*** Dataset excerpt ***

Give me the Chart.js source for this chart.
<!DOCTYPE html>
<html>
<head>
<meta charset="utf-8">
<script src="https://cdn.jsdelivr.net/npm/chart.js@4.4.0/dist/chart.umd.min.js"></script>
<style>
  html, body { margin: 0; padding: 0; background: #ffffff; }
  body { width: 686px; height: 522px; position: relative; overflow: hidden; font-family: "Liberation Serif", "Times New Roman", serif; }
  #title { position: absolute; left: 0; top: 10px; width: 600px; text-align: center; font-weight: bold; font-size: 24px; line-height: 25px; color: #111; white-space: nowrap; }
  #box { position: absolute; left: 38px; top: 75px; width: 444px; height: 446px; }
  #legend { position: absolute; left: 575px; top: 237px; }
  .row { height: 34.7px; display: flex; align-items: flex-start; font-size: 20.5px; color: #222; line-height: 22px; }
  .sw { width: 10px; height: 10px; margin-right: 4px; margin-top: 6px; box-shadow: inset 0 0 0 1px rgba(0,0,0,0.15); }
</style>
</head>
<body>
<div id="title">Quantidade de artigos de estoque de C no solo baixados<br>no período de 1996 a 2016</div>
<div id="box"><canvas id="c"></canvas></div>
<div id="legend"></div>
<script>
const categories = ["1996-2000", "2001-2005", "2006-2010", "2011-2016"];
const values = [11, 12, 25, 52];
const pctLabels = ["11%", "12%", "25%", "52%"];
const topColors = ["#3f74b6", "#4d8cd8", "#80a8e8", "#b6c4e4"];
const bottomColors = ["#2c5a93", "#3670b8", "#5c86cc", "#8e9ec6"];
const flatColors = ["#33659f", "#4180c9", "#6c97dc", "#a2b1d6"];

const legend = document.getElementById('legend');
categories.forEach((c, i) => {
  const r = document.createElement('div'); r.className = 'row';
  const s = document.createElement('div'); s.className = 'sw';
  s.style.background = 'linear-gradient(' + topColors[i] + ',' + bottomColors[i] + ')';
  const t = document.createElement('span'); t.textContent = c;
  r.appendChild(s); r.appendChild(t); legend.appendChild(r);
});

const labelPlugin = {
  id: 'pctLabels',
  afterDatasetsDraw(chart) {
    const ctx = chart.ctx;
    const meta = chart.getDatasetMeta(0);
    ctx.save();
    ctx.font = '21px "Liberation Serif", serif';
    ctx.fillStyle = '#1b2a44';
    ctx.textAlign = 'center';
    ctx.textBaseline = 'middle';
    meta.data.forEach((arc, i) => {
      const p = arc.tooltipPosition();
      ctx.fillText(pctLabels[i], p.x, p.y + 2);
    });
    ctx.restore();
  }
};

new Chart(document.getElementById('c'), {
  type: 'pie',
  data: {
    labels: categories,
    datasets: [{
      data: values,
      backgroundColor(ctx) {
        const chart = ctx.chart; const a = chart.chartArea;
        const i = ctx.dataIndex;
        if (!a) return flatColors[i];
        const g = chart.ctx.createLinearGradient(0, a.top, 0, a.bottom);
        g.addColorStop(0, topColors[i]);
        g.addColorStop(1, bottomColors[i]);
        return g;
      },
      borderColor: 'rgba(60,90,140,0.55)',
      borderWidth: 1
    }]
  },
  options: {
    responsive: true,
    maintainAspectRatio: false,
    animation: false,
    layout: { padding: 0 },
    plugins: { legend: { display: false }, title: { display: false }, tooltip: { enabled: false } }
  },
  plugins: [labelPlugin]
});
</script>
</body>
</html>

***

§ **Problem statement**
Reproduce the full listing word for word.

§ **Reply**
Give me the Chart.js source for this chart.
<!DOCTYPE html>
<html>
<head>
<meta charset="utf-8">
<script src="https://cdn.jsdelivr.net/npm/chart.js@4.4.0/dist/chart.umd.min.js"></script>
<style>
  html, body { margin: 0; padding: 0; background: #ffffff; }
  body { width: 686px; height: 522px; position: relative; overflow: hidden; font-family: "Liberation Serif", "Times New Roman", serif; }
  #title { position: absolute; left: 0; top: 10px; width: 600px; text-align: center; font-weight: bold; font-size: 24px; line-height: 25px; color: #111; white-space: nowrap; }
  #box { position: absolute; left: 38px; top: 75px; width: 444px; height: 446px; }
  #legend { position: absolute; left: 575px; top: 237px; }
  .row { height: 34.7px; display: flex; align-items: flex-start; font-size: 20.5px; color: #222; line-height: 22px; }
  .sw { width: 10px; height: 10px; margin-right: 4px; margin-top: 6px; box-shadow: inset 0 0 0 1px rgba(0,0,0,0.15); }
</style>
</head>
<body>
<div id="title">Quantidade de artigos de estoque de C no solo baixados<br>no período de 1996 a 2016</div>
<div id="box"><canvas id="c"></canvas></div>
<div id="legend"></div>
<script>
const categories = ["1996-2000", "2001-2005", "2006-2010", "2011-2016"];
const values = [11, 12, 25, 52];
const pctLabels = ["11%", "12%", "25%", "52%"];
const topColors = ["#3f74b6", "#4d8cd8", "#80a8e8", "#b6c4e4"];
const bottomColors = ["#2c5a93", "#3670b8", "#5c86cc", "#8e9ec6"];
const flatColors = ["#33659f", "#4180c9", "#6c97dc", "#a2b1d6"];

const legend = document.getElementById('legend');
categories.forEach((c, i) => {
  const r = document.createElement('div'); r.className = 'row';
  const s = document.createElement('div'); s.className = 'sw';
  s.style.background = 'linear-gradient(' + topColors[i] + ',' + bottomColors[i] + ')';
  const t = document.createElement('span'); t.textContent = c;
  r.appendChild(s); r.appendChild(t); legend.appendChild(r);
});

const labelPlugin = {
  id: 'pctLabels',
  afterDatasetsDraw(chart) {
    const ctx = chart.ctx;
    const meta = chart.getDatasetMeta(0);
    ctx.save();
    ctx.font = '21px "Liberation Serif", serif';
    ctx.fillStyle = '#1b2a44';
    ctx.textAlign = 'center';
    ctx.textBaseline = 'middle';
    meta.data.forEach((arc, i) => {
      const p = arc.tooltipPosition();
      ctx.fillText(pctLabels[i], p.x, p.y + 2);
    });
    ctx.restore();
  }
};

new Chart(document.getElementById('c'), {
  type: 'pie',
  data: {
    labels: categories,
    datasets: [{
      data: values,
      backgroundColor(ctx) {
        const chart = ctx.chart; const a = chart.chartArea;
        const i = ctx.dataIndex;
        if (!a) return flatColors[i];
        const g = chart.ctx.createLinearGradient(0, a.top, 0, a.bottom);
        g.addColorStop(0, topColors[i]);
        g.addColorStop(1, bottomColors[i]);
        return g;
      },
      borderColor: 'rgba(60,90,140,0.55)',
      borderWidth: 1
    }]
  },
  options: {
    responsive: true,
    maintainAspectRatio: false,
    animation: false,
    layout: { padding: 0 },
    plugins: { legend: { display: false }, title: { display: false }, tooltip: { enabled: false } }
  },
  plugins: [labelPlugin]
});
</script>
</body>
</html>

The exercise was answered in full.